AS 4784:2003 Sample preparation for particle size analysis––Dispersing procedures for powders in liquids
8.2 General principles
Subclauses 8.2 to 8.4 explain the principles used in developing the decision charts in 8.5. Complete dispersion of a powder in a liquid occurs when the individual particles that made up the original clumps have become separated, move independently of each other, and remain separated from one another. This requires that there be no attractive force between the particles as they approach one another. If there is an attraction then the solid/dispersion will exhibit non-Newtonian flow and have a yield stress (i.e. the dispersion will be able to support a finite shear stress without any flow occurring.) Most of the indirect tests of dispersion rely on this effect. For example, a dispersion with a yield stress enables settling particles to form an open structure which does not collapse under the force of gravity. Such a dispersion will settle to form a higher sedimentation volume (lower sediment density) than a completely dispersed system would.

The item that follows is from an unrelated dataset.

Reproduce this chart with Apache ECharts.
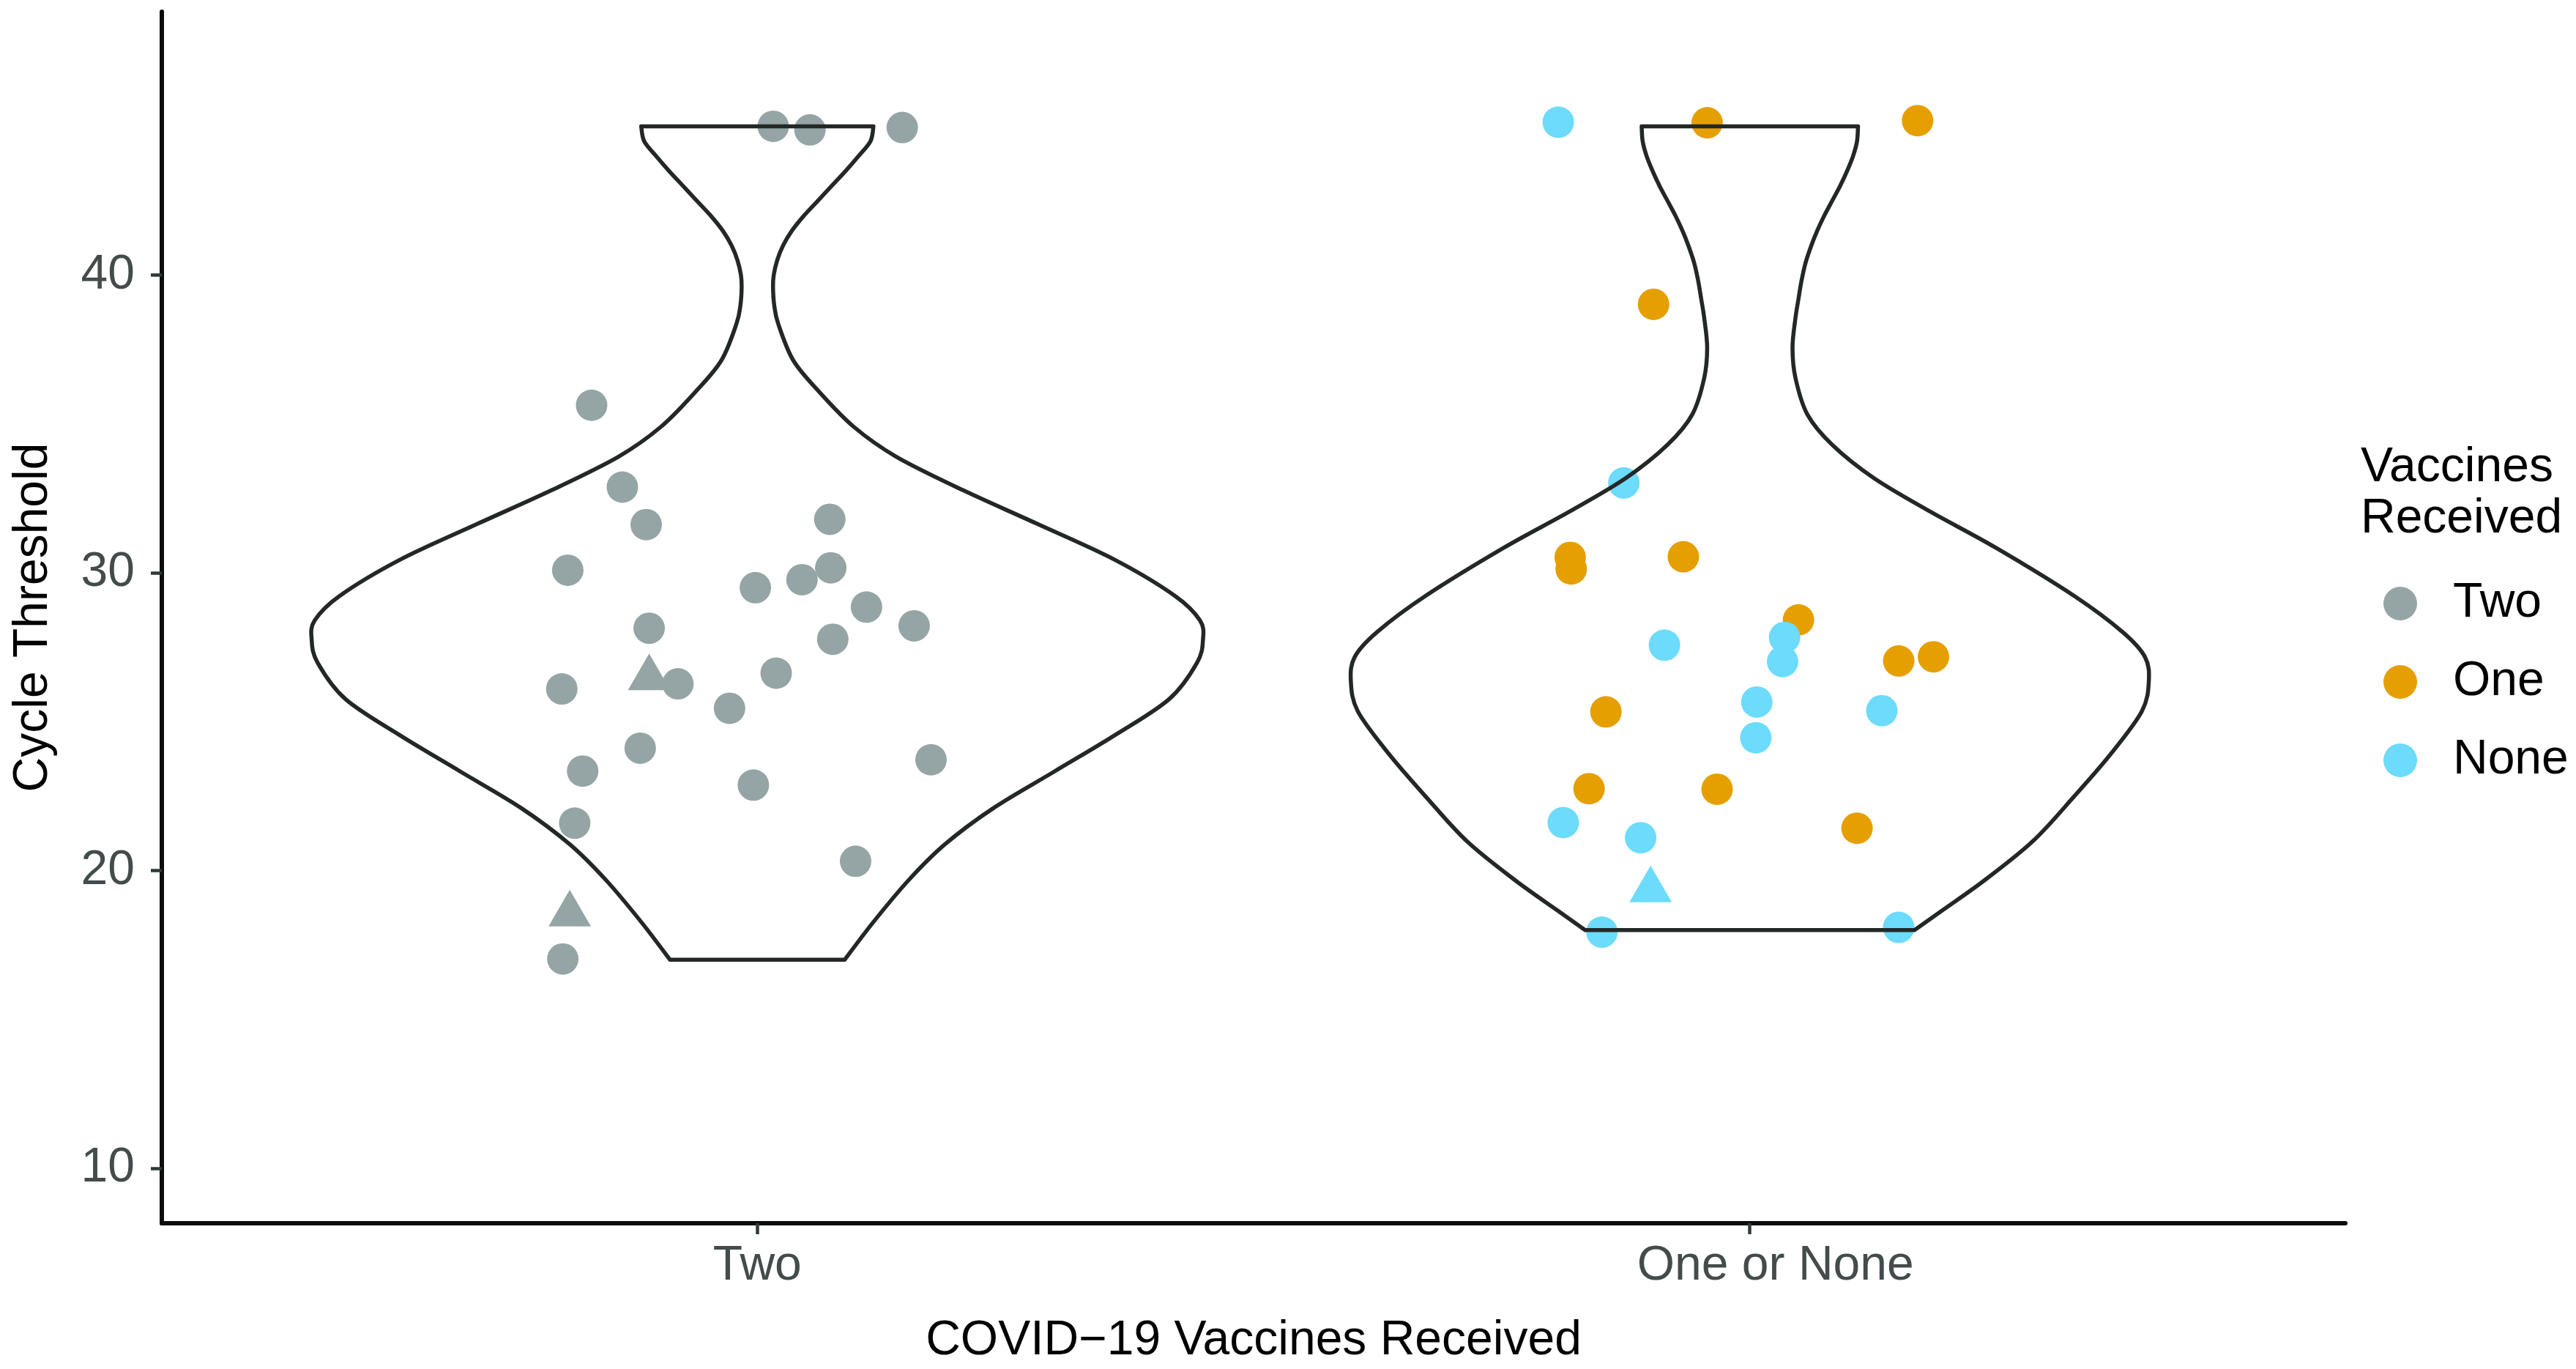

Highly anisotropic particles form a more or less rigid gel at very low concentrations of solids when there is a net attractive force between the particles.
8.3.1 Introduction
Particles which bear a surface charge will repel each other if the electrostatic repulsion is larger than the polarizability attraction (also called the Hamaker or Van der Waals attraction). A surface charge corresponding to a zeta potential greater than 30 mV is generally sufficient to provide a stable dispersion. Charge stabilization is the best way to stabilize dispersions in which the liquid has a relative dielectric permittivity greater than 30 (methanol at room temperature has a relative dielectric permittivity of 33, water of about 80) and an ionic strength less than 0,1 mol/l (i.e. a low concentration of ions in solution).
8.3.2 Surface ionization
The charge on the particle may arise from ionization of surface groups (influenced by the pH of the solution). For example, surface amine groups will adsorb a hydrogen ion from solution and become positively charged if the pH is below the pK b for the powder. Surface carboxyl groups will lose a hydrogen ion and become negatively charged if the pH is above the pK a for the powder. Amphoteric surface groups, such as the OH groups found on a metal oxide or hydroxide, will adsorb a hydrogen ion and become positive if the pH is below the pH iso for that oxide and will lose a hydrogen ion and become negative if the pH is above the pH iso.